Chairman Ben S. Bernanke and his colleagues are focused on reducing a range of long-term borrowing costs to stem the longest recession since 1982. Policy makers, concluding a two-day meeting yesterday, left their target range for the main interest rate unchanged at close to zero and reiterated rates will be “exceptionally low” for “some time.”

“It’s just clear that the Fed is hoping to keep those long- term interest rates coming in a downward trend,” David M. Jones, president of DMJ Advisors LLC in Denver and a former Fed economist, said in an interview with Bloomberg Radio. “That’s the only way they can give aggregate demand a boost and help this economy at least start to get out of recession.”
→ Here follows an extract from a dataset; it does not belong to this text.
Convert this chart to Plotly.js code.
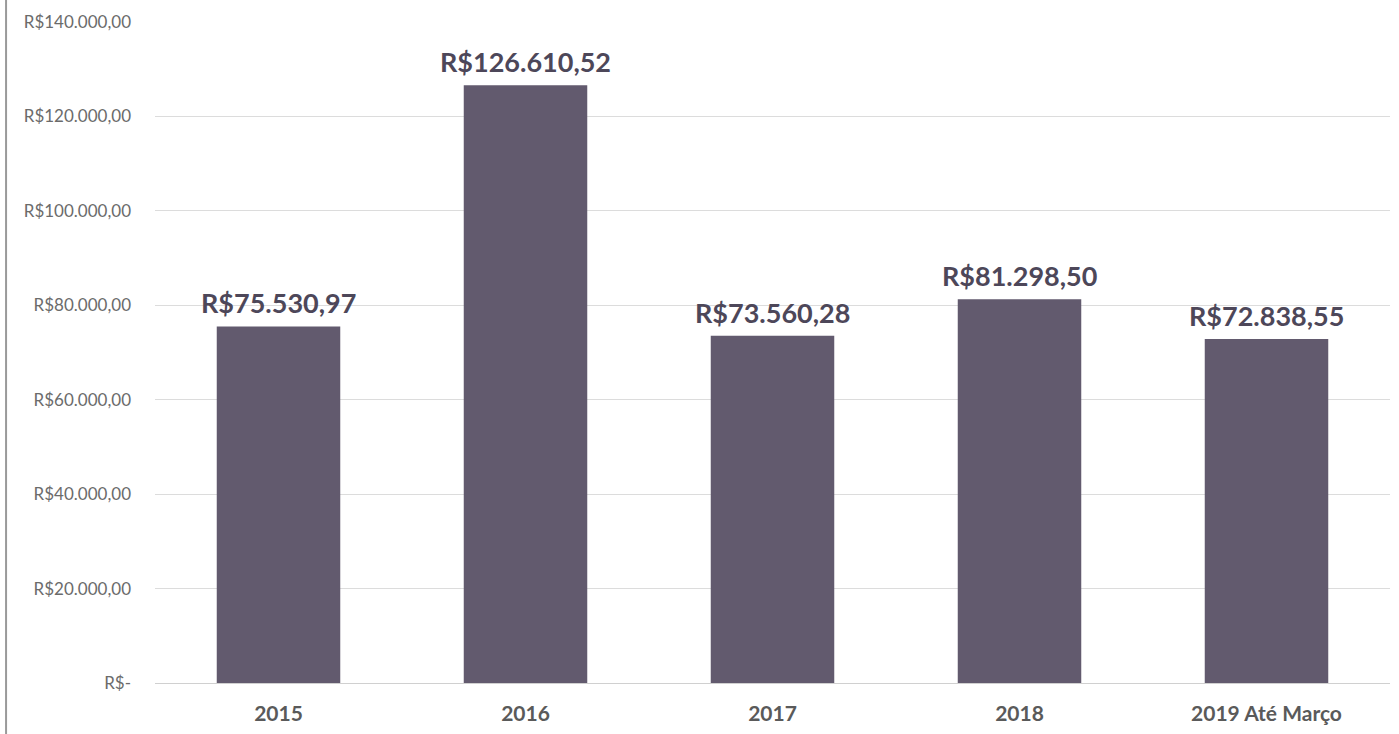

U.S. gross domestic product will contract 1.6 percent, Japan’s will shrink 2.6 percent and the euro area will decline 2 percent in 2009, the International Monetary Fund said yesterday. Inflation in advanced economies may fall to a record low of 0.3 percent this year, compared with a prediction in November of 3.6 percent, the IMF said.

‘Gradual Recovery’

The Fed statement yesterday said its prediction of a “gradual recovery” in the U.S. economy later this year has “significant” risks of failing to materialize. At their meeting, central bank officials gave updated forecasts for gross domestic product, inflation and unemployment that will be released with meeting minutes on Feb. 18.

“It sounds like the worry is not so much recession as it is depression,” said Chris Rupkey, chief financial economist at Bank of Tokyo-Mitsubishi UFJ Ltd. in New York. “We can only hope that the famous long and variable lags of monetary policy will eventually kick in.”